Fields used in filters, sorting, and facets are validated against the ResourceIndexPolicy for each requested resource type:

Query Scope Validation Behavior
All resources (resourceTypes empty) Full-text search only; filters, sort, and facets are rejected
Explicit resource types Fields must be configured in all applicable policies

When multiple resource types are specified, field validation uses the intersection of field configurations. A field must be marked appropriately (filterable, sortable, or facetable) in every policy to be usable:

resourceTypes: [Deployments, Services]

Policy for Deployments: metadata.name (filterable), spec.replicas (filterable)
Policy for Services:    metadata.name (filterable), spec.type (filterable)

Allowed filter fields: metadata.name (common to both)
Rejected: spec.replicas, spec.type (not in all policies)

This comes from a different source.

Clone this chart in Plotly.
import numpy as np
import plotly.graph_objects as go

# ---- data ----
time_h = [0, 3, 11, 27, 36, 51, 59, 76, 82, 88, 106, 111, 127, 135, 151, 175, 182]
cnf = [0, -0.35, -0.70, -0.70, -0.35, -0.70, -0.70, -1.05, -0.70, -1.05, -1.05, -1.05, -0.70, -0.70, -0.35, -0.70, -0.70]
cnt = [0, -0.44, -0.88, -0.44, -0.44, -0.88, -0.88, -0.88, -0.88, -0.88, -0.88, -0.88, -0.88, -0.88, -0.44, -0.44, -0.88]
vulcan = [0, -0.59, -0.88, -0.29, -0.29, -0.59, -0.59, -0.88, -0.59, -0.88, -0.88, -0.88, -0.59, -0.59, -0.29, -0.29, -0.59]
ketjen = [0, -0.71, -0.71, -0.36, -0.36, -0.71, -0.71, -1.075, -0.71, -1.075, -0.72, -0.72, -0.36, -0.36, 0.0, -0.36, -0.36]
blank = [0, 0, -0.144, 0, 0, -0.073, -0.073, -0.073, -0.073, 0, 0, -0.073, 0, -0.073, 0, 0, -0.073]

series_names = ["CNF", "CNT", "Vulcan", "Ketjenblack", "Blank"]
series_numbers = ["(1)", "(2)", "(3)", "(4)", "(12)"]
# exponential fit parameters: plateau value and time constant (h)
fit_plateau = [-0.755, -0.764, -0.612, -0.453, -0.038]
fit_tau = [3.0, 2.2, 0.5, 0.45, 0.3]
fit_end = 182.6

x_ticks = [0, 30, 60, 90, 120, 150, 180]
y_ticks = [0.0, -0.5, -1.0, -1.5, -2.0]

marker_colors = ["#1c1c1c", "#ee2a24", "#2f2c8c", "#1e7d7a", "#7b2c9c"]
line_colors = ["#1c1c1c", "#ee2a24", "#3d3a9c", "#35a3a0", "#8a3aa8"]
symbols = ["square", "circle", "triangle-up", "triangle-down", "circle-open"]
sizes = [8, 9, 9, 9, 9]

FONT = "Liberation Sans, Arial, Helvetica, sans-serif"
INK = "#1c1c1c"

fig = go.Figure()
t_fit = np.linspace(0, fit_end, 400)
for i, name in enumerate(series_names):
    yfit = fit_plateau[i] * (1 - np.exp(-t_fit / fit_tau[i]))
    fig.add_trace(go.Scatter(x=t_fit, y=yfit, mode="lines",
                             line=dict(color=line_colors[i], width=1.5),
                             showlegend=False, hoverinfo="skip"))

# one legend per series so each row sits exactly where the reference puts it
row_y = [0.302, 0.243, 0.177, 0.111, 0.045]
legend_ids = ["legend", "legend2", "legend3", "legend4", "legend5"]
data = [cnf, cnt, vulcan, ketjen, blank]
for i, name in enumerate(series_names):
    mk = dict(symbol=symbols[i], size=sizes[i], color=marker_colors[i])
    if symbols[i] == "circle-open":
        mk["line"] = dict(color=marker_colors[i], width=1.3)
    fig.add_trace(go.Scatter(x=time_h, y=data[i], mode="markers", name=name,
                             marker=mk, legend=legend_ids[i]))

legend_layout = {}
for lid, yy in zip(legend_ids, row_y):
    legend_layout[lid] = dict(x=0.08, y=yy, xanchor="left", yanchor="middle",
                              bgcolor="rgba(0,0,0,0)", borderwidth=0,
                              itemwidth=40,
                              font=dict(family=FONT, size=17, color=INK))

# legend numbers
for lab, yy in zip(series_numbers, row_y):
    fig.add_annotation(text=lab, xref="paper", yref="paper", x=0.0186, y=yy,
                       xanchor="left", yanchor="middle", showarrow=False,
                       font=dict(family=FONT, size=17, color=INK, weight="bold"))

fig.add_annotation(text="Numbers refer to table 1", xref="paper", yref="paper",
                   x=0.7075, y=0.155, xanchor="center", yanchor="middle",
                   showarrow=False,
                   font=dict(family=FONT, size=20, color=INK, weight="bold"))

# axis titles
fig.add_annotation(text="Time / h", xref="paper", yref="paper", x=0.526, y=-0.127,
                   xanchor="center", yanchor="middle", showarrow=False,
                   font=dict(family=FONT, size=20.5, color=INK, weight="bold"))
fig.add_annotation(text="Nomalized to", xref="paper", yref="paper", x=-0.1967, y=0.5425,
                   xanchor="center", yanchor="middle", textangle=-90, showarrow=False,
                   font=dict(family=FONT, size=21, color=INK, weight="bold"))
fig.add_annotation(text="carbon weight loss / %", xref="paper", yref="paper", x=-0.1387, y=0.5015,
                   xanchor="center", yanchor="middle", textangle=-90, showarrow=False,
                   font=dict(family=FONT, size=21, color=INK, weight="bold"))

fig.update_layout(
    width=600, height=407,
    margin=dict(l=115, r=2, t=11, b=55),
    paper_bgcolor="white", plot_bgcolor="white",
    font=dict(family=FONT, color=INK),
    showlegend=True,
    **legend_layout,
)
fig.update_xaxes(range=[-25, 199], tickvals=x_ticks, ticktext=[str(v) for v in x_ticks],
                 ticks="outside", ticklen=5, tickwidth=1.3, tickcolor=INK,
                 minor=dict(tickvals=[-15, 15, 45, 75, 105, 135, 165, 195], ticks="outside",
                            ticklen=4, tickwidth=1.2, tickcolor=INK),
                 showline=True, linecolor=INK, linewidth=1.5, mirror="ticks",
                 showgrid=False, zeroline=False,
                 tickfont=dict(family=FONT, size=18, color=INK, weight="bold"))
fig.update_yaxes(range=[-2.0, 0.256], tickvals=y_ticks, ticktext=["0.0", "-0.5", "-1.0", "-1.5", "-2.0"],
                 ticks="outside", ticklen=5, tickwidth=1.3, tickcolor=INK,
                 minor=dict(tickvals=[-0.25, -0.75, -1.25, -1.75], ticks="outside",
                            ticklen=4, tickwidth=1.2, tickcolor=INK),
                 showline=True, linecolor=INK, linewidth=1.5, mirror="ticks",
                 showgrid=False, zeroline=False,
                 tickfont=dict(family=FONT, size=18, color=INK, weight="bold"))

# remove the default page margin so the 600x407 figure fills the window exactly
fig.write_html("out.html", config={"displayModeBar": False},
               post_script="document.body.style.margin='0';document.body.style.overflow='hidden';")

This ensures filters apply uniformly to all results rather than being silently ignored for some resource types. To filter on resource-specific fields, query that resource type individually.

Supported filter operations

Each filter expression accepts CEL syntax with the following supported operations:

Operation Example
Equality metadata.namespace == "production"
Inequality metadata.namespace != "default"
Comparison spec.replicas >= 2
List membership metadata.namespace in ["prod", "staging"]
Prefix metadata.name.startsWith("api-")
Substring metadata.name.contains("api")
Field existence has(metadata.annotations["description"])
AND expr1 && expr2
OR expr1 || expr2
Grouping (expr1 || expr2) && expr3

Resource facet queries

Facets provide aggregated counts of unique values for specified fields across matching resources. When you request a facet on a field like metadata.namespace, the search service returns each unique namespace along with the number of resources in that namespace. For example, faceting on metadata.namespace and kind might return:

Namespace                Kind
├── production (89)      ├── Deployment (78)
├── staging (42)         ├── Service (64)
└── development (11)     └── ConfigMap (23)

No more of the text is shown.